We have seen how racism exists in policies and practices, how it is a systematic thing more than a personal thing (for more on this, see Michelle Alexander’s The New Jim Crowe, which gives an example of institutional racism in the prison system). However, on a personal level, racism has turned into culturalism. Israeli author Yuval Harari talks a lot about this in his book 21 Lessons for the 21st Century, in which he talks about how cultures look at each other, during times of immigration. One culture will say to another, “We were here first, our culture is best.” They might go on to say, “We do not need to leave our country, but you are leaving yours. Therefore, something must be wrong with your culture.” This idea goes beyond the definition of race as a personal issue, but it follows the same lines as racism does. Add to this that most people think that their culture is better than other people’s culture, and you get the recipe for racial polarization all over again.
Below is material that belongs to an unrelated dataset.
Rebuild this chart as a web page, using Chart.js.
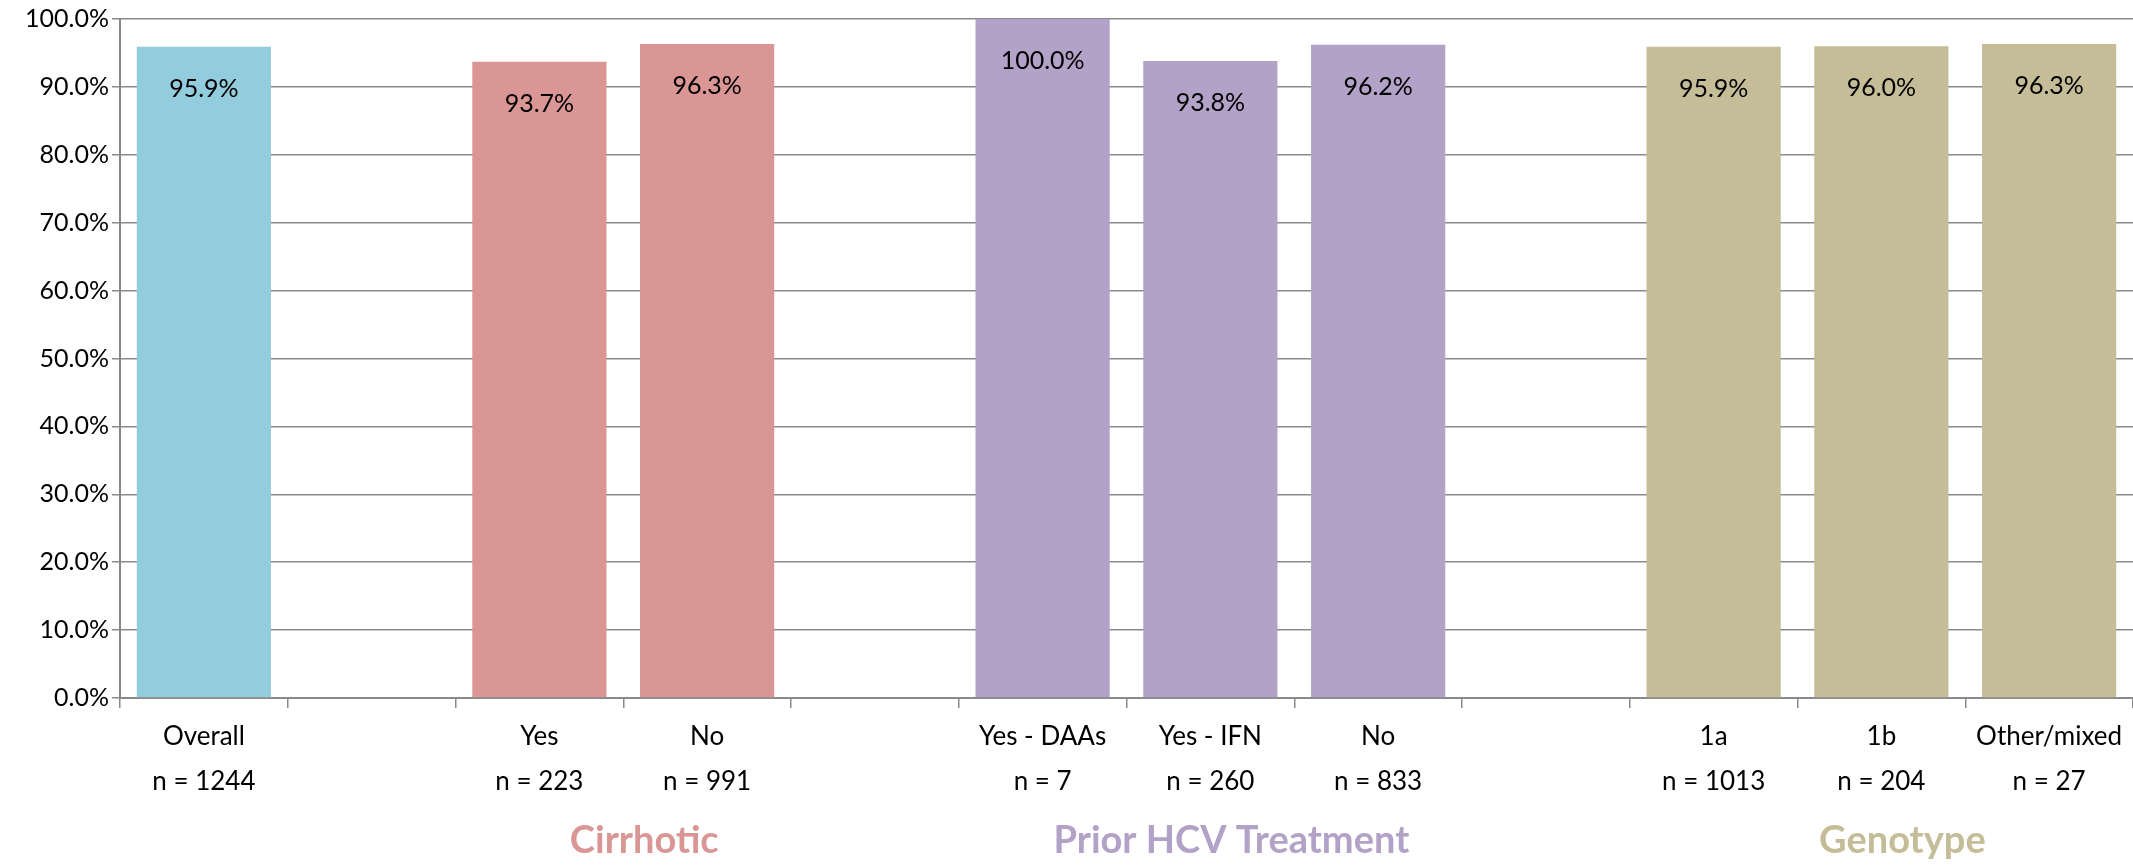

Furthermore, how are we to talk about culturalism in an age of mass-immigration with massive amounts of refugees? We see powerful video clips, like this one from the United Methodist group Justice for Our Neighbors, but we may still end up thinking, “What is wrong with their country that they want to come to ours?” I propose one idea. Let us celebrate what God has done in and around us. Let us celebrate that, before we humans created our dividing lines, God called us all the same.
Let us go in our imagination back to the beginning of Lent, when we received the sign of the cross in ashes, on our foreheads, and were told. “You are from dust, and to dust you will return. Repent and believe and follow the Gospel.” Let us go, even before that, to the places in our memories that we have all but forgotten, to the place where God created us. Let us remember God breathing life into humanity, to the first human made from dust. And let us remember how similar we are. Of course, our differences are apparent, and we should never forget these differences. But also, let us remember what unites and brings us together. Let us remember that, underneath the dividing lines of culture and race, we are all dust, beloved of God, with the breath of God in our lungs.
Consider: How does the remembrance of my insignificance change the way I live? The only important thing in us is the breath of God. How does that make me feel?
Pray: Lord, our creator, you gave us breath. You breathed life and distinctiveness into our nostrils. You gave us personality. We changed and decided to use our individuality to create division — from each other and from you. Please, help us to see that you are within all living humans, drawing us back together. Amen.